-- INFORMATION SHOWN --
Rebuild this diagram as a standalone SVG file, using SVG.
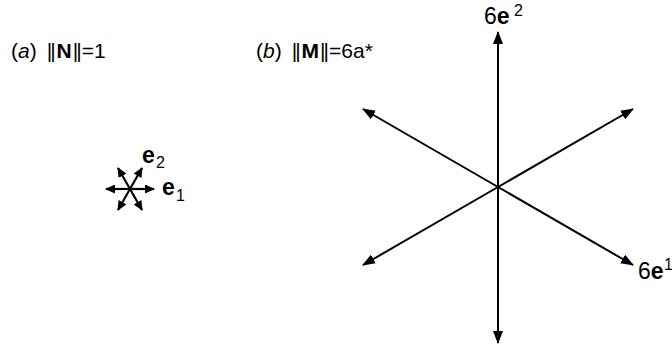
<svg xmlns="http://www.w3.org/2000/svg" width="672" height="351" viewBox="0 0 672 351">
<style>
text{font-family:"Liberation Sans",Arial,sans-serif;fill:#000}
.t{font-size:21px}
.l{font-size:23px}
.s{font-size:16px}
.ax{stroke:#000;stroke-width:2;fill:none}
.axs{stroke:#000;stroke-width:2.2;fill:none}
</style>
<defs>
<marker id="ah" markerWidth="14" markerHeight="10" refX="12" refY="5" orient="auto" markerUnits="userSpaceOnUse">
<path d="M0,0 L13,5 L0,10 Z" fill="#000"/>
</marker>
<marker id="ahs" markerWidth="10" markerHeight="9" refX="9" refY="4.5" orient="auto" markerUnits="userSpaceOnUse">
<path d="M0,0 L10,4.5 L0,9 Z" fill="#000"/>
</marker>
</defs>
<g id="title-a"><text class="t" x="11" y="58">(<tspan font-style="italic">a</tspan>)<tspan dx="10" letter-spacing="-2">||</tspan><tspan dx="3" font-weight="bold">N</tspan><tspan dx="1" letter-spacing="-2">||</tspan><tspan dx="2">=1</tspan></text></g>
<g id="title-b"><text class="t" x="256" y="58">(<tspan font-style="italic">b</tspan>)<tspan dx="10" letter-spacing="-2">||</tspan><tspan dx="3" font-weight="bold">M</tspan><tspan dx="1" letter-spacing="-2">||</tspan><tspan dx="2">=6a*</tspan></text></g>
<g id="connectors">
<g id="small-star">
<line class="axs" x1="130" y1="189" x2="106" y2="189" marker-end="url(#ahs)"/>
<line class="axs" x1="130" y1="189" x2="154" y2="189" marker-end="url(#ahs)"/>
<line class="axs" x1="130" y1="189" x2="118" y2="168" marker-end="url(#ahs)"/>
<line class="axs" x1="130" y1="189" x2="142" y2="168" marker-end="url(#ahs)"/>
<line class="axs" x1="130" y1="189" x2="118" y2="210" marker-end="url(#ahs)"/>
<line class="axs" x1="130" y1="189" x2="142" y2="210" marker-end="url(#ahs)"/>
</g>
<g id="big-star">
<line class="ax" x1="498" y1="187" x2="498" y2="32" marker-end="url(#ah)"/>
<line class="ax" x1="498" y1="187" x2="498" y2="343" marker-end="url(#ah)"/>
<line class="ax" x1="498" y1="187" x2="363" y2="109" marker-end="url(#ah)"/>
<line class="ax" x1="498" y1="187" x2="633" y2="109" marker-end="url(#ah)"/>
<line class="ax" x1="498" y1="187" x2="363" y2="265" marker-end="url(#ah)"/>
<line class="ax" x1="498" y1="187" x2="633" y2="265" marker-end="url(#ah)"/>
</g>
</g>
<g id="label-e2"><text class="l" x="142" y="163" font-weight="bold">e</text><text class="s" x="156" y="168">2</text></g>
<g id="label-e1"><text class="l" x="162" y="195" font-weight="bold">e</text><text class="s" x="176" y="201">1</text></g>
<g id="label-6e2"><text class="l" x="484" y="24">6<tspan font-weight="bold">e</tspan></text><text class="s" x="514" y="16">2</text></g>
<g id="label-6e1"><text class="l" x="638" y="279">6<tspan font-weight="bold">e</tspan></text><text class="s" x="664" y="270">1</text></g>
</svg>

-- WHAT YOU ARE ASKED TO DO --
Each line above is to be copied verbatim. Drop any image from the copy.

-- ANSWER TO THE EXERCISE --
Rebuild this diagram as a standalone SVG file, using SVG.
<svg xmlns="http://www.w3.org/2000/svg" width="672" height="351" viewBox="0 0 672 351">
<style>
text{font-family:"Liberation Sans",Arial,sans-serif;fill:#000}
.t{font-size:21px}
.l{font-size:23px}
.s{font-size:16px}
.ax{stroke:#000;stroke-width:2;fill:none}
.axs{stroke:#000;stroke-width:2.2;fill:none}
</style>
<defs>
<marker id="ah" markerWidth="14" markerHeight="10" refX="12" refY="5" orient="auto" markerUnits="userSpaceOnUse">
<path d="M0,0 L13,5 L0,10 Z" fill="#000"/>
</marker>
<marker id="ahs" markerWidth="10" markerHeight="9" refX="9" refY="4.5" orient="auto" markerUnits="userSpaceOnUse">
<path d="M0,0 L10,4.5 L0,9 Z" fill="#000"/>
</marker>
</defs>
<g id="title-a"><text class="t" x="11" y="58">(<tspan font-style="italic">a</tspan>)<tspan dx="10" letter-spacing="-2">||</tspan><tspan dx="3" font-weight="bold">N</tspan><tspan dx="1" letter-spacing="-2">||</tspan><tspan dx="2">=1</tspan></text></g>
<g id="title-b"><text class="t" x="256" y="58">(<tspan font-style="italic">b</tspan>)<tspan dx="10" letter-spacing="-2">||</tspan><tspan dx="3" font-weight="bold">M</tspan><tspan dx="1" letter-spacing="-2">||</tspan><tspan dx="2">=6a*</tspan></text></g>
<g id="connectors">
<g id="small-star">
<line class="axs" x1="130" y1="189" x2="106" y2="189" marker-end="url(#ahs)"/>
<line class="axs" x1="130" y1="189" x2="154" y2="189" marker-end="url(#ahs)"/>
<line class="axs" x1="130" y1="189" x2="118" y2="168" marker-end="url(#ahs)"/>
<line class="axs" x1="130" y1="189" x2="142" y2="168" marker-end="url(#ahs)"/>
<line class="axs" x1="130" y1="189" x2="118" y2="210" marker-end="url(#ahs)"/>
<line class="axs" x1="130" y1="189" x2="142" y2="210" marker-end="url(#ahs)"/>
</g>
<g id="big-star">
<line class="ax" x1="498" y1="187" x2="498" y2="32" marker-end="url(#ah)"/>
<line class="ax" x1="498" y1="187" x2="498" y2="343" marker-end="url(#ah)"/>
<line class="ax" x1="498" y1="187" x2="363" y2="109" marker-end="url(#ah)"/>
<line class="ax" x1="498" y1="187" x2="633" y2="109" marker-end="url(#ah)"/>
<line class="ax" x1="498" y1="187" x2="363" y2="265" marker-end="url(#ah)"/>
<line class="ax" x1="498" y1="187" x2="633" y2="265" marker-end="url(#ah)"/>
</g>
</g>
<g id="label-e2"><text class="l" x="142" y="163" font-weight="bold">e</text><text class="s" x="156" y="168">2</text></g>
<g id="label-e1"><text class="l" x="162" y="195" font-weight="bold">e</text><text class="s" x="176" y="201">1</text></g>
<g id="label-6e2"><text class="l" x="484" y="24">6<tspan font-weight="bold">e</tspan></text><text class="s" x="514" y="16">2</text></g>
<g id="label-6e1"><text class="l" x="638" y="279">6<tspan font-weight="bold">e</tspan></text><text class="s" x="664" y="270">1</text></g>
</svg>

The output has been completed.